Little has changed despite numerous initiatives to moderate corruption. Lessons don’t seem to be learned. The director of the 2011 Asian Winter Games – which was the country’s largest ever event – has been convicted and imprisoned for extensive spending of public money on property and cars for his personal use. The bid for the 2022 Winter Olympics – as the rival of Beijing – is predicted to give opportunities to many in the construction sector to extract vast personal benefit from the $3.5 bn to be spent on Games-related projects. The Olympics ambassador was Vinokourov who won the gold medal for cycling at the London Olympics on his return to competition after being banned for drug taking on the 2007 Tour de France.
Kazakhstan as with the other states formerly part of the Soviet Union has had only 25 years during which democracy – and the constitutional principles that grow with democratic elections -have struggled to take root. In a survey published in late April, Freedom House press freedom around the world was found to be at the lowest point in more than ten years with press freedom in a majority of countries, including most former Soviet states, going backwards. In Kazakhstan there was a continuing crackdown on the media with journalists and news outlets subjected to legal restrictions, censorship, and intimidation. Constitutional guarantees are of little effect in moderating actions by the Kazakh government that limit freedoms of speech and of the press. Government control over 70% of web access has limited the effectiveness of social media.

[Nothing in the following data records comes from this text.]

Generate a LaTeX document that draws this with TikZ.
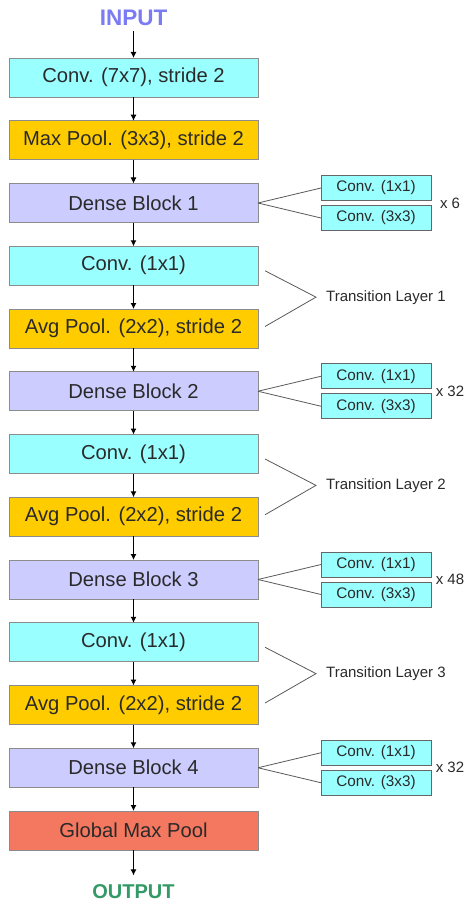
\documentclass[tikz,border=0pt]{standalone}
\usepackage{xcolor}
\usepackage{fontspec}
\setmainfont{Liberation Sans}
\usepackage{tikz}
\usetikzlibrary{positioning,calc,arrows.meta}

\definecolor{convfill}{HTML}{99FFFF}
\definecolor{poolfill}{HTML}{FFCC00}
\definecolor{densefill}{HTML}{CCCCFF}
\definecolor{gmpfill}{HTML}{F4775F}
\definecolor{inputcol}{HTML}{7B7BF4}
\definecolor{outputcol}{HTML}{339966}
\definecolor{textcol}{HTML}{2A2A2A}

\tikzset{
    layer/.style={draw=black!45, line width=0.9pt, minimum width=249pt, minimum height=39pt,
        inner sep=0pt, outer sep=0pt, text=textcol, font=\fontsize{20.2}{23}\selectfont},
    convbox/.style={layer, fill=convfill},
    poolbox/.style={layer, fill=poolfill},
    densebox/.style={layer, fill=densefill},
    gmpbox/.style={layer, fill=gmpfill},
    subbox/.style={draw=black!60, line width=0.9pt, fill=convfill, minimum width=110pt,
        minimum height=25pt, inner sep=0pt, outer sep=0pt, text=textcol, font=\fontsize{15.3}{17}\selectfont},
    sidetext/.style={text=textcol, font=\fontsize{15}{17}\selectfont, inner sep=0pt},
    endtext/.style={font=\bfseries\fontsize{20}{24}\selectfont},
    flow/.style={-{Latex[length=6pt,width=6pt]}, line width=1pt},
    link/.style={draw=black!65, line width=0.8pt}
}

\begin{document}
\begin{tikzpicture}[x=1pt, y=1pt, node distance=23.75pt]
    \useasboundingbox (0,0) rectangle (465,-904);

    % main column
    \node[endtext, text=inputcol, font=\bfseries\fontsize{22.5}{26}\selectfont] (input) at (133.5,-18) {INPUT};
    \node[convbox] (conv0) at (133.5,-77.5) {Conv. (7x7), stride 2};
    \node[poolbox, below=of conv0] (pool0) {Max Pool. (3x3), stride 2};
    \node[densebox, below=of pool0] (dense1) {Dense Block 1};
    \node[convbox, below=of dense1] (tconv1) {Conv. (1x1)};
    \node[poolbox, below=of tconv1] (tpool1) {Avg Pool. (2x2), stride 2};
    \node[densebox, below=of tpool1] (dense2) {Dense Block 2};
    \node[convbox, below=of dense2] (tconv2) {Conv. (1x1)};
    \node[poolbox, below=of tconv2] (tpool2) {Avg Pool. (2x2), stride 2};
    \node[densebox, below=of tpool2] (dense3) {Dense Block 3};
    \node[convbox, below=of dense3] (tconv3) {Conv. (1x1)};
    \node[poolbox, below=of tconv3] (tpool3) {Avg Pool. (2x2), stride 2};
    \node[densebox, below=of tpool3] (dense4) {Dense Block 4};
    \node[gmpbox, below=of dense4] (gmp) {Global Max Pool};
    \node[endtext, text=outputcol] (output) at (133.5,-892) {OUTPUT};

    \draw[flow, shorten <=2pt] (input) -- (conv0);
    \draw[flow] (conv0) -- (pool0);
    \draw[flow] (pool0) -- (dense1);
    \draw[flow] (dense1) -- (tconv1);
    \draw[flow] (tconv1) -- (tpool1);
    \draw[flow] (tpool1) -- (dense2);
    \draw[flow] (dense2) -- (tconv2);
    \draw[flow] (tconv2) -- (tpool2);
    \draw[flow] (tpool2) -- (dense3);
    \draw[flow] (dense3) -- (tconv3);
    \draw[flow] (tconv3) -- (tpool3);
    \draw[flow] (tpool3) -- (dense4);
    \draw[flow] (dense4) -- (gmp);
    \draw[flow, shorten >=6pt] (gmp) -- (output);

    % inside the dense blocks
    \node[subbox, anchor=south west] (d1a) at ([xshift=63pt, yshift=2.5pt]dense1.east) {Conv. (1x1)};
    \node[subbox, below=5pt of d1a] (d1b) {Conv. (3x3)};
    \node[sidetext] (rep1) at ([xshift=19pt, yshift=-2.5pt]d1a.south east) {x 6};
    \draw[link] (dense1.east) -- (d1a.west);
    \draw[link] (dense1.east) -- (d1b.west);

    \node[subbox, anchor=south west] (d2a) at ([xshift=63pt, yshift=2.5pt]dense2.east) {Conv. (1x1)};
    \node[subbox, below=5pt of d2a] (d2b) {Conv. (3x3)};
    \node[sidetext] (rep2) at ([xshift=19pt, yshift=-2.5pt]d2a.south east) {x 32};
    \draw[link] (dense2.east) -- (d2a.west);
    \draw[link] (dense2.east) -- (d2b.west);

    \node[subbox, anchor=south west] (d3a) at ([xshift=63pt, yshift=2.5pt]dense3.east) {Conv. (1x1)};
    \node[subbox, below=5pt of d3a] (d3b) {Conv. (3x3)};
    \node[sidetext] (rep3) at ([xshift=19pt, yshift=-2.5pt]d3a.south east) {x 48};
    \draw[link] (dense3.east) -- (d3a.west);
    \draw[link] (dense3.east) -- (d3b.west);

    \node[subbox, anchor=south west] (d4a) at ([xshift=63pt, yshift=2.5pt]dense4.east) {Conv. (1x1)};
    \node[subbox, below=5pt of d4a] (d4b) {Conv. (3x3)};
    \node[sidetext] (rep4) at ([xshift=19pt, yshift=-2.5pt]d4a.south east) {x 32};
    \draw[link] (dense4.east) -- (d4a.west);
    \draw[link] (dense4.east) -- (d4b.west);

    % transition layers
    \coordinate (tip1) at ($(tconv1.east)!.5!(tpool1.east)+(58,0)$);
    \node[sidetext, right=10pt of tip1] (trans1) {Transition Layer 1};
    \draw[link] ([xshift=7pt, yshift=-5pt]tconv1.east) -- (tip1) -- ([xshift=7pt, yshift=2pt]tpool1.east);

    \coordinate (tip2) at ($(tconv2.east)!.5!(tpool2.east)+(58,0)$);
    \node[sidetext, right=10pt of tip2] (trans2) {Transition Layer 2};
    \draw[link] ([xshift=7pt, yshift=-5pt]tconv2.east) -- (tip2) -- ([xshift=7pt, yshift=2pt]tpool2.east);

    \coordinate (tip3) at ($(tconv3.east)!.5!(tpool3.east)+(58,0)$);
    \node[sidetext, right=10pt of tip3] (trans3) {Transition Layer 3};
    \draw[link] ([xshift=7pt, yshift=-5pt]tconv3.east) -- (tip3) -- ([xshift=7pt, yshift=2pt]tpool3.east);
\end{tikzpicture}
\end{document}
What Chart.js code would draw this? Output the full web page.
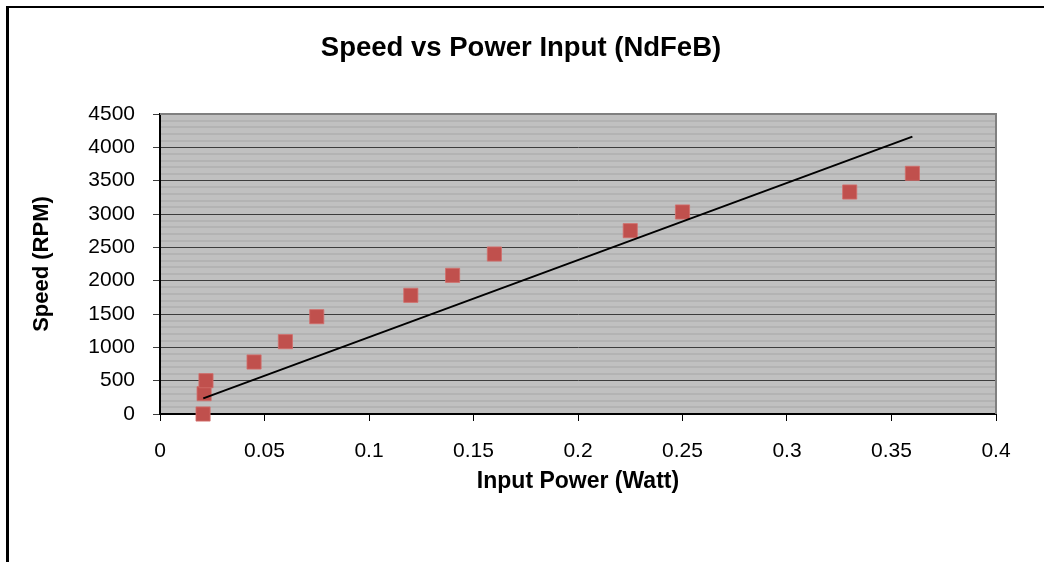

However, even Israel which prides itself on being the only developed state in the region with nearly 70 years of western values is again in the news for unwelcome reasons. Former Prime Minister Ehud Olmert , currently serving six years for receiving corrupt payments when he was a Minister, has this week been convicted on more charges for accepting unlawful payments when he was the mayor of Jerusalem. He was acquitted previously of corrupt activities during the three years when he was the Prime Minister.
Olmert is the only one who ultimately has been convicted and imprisoned of four Israeli Prime Ministers investigated for corruption. Over the last 20 years three former Ministers and more than ten other MPs have been imprisoned for corrupt practices. That suggests cracks in the institutionalised respect for the rule of law in which opportunism can flourish. What marks Israel out is that it also has real press freedom – ranked 30th this year and unchanged from 2014.
Press Freedom in New Zealand continues to decline with a year on year slide from a high point of 2nd place in 1998 to 15th place this year. It is interesting to compare the Freedom House rankings with the Reporters without Borders rankings which, this year, placed New Zealand in 6th place for press freedom.